Flashback: Students Sang Bush's Praise Too (And For Katrina Response!)

Republicans have been in an uproar recently over video footage of children at a New Jersey elementary school singing the praises of President Barack Obama. The outrage has been fueled mainly by a constant drumbeat from conservative media. But on Friday it boiled over into the realm of political opportunism when the Republican National Committee sent out a fundraising appeal calling the episode an "indoctrination of our nations... children" and "fanaticism."

"Friend," RNC Chairman Michael Steele wrote, "this is the type of propaganda you would see in Stalin's Russia or Kim Jong Il's North Korea. I never thought the day would come when I'd see it here in America."

Alas, such "propaganda" has not been limited to despots, dictators and the Obama White House. As a savvy source points out, back in 2006 children from Gulf Coast states serenaded First Lady Laura Bush with a song praising the President, Congress, and Federal Emergency Management Agency for their response to -- of all things -- Hurricane Katrina.

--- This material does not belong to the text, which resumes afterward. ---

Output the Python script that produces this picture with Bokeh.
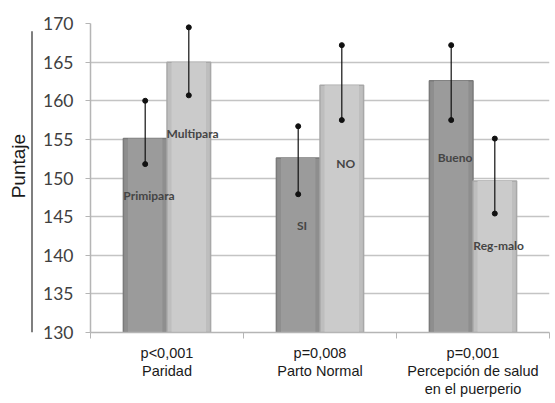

The lyrics were as follow:


Our country's stood beside us
People have sent us aid.
Katrina could not stop us, our hopes will never fade.
Congress, Bush and FEMA
People across our land
Together have come to rebuild us and we join them hand-in-hand!

The event took place at that year's White House Easter Egg Roll and included roughly 100 children from Louisiana, Mississippi and Alabama. President Bush, it seems, wasn't in attendance during the song itself. But he was there earlier, when the First Lady read the book, Will You Be My Friend: A Bunny and Bird Story by Nancy Tafuri, to the children.

"After the reading," the Wall Street Journal reported at the time, "Mr. Bush asked, 'Did you like this book? Does it tell you about what people can do to help other people, what bird did to help bunny? Be kind to him and give him shelter.'"

The weather that day was described as a "chilly rain" which must have seemed appropriate given the fact that the Gulf Coast children were actually thanking the administration for its feeble response to the hurricane.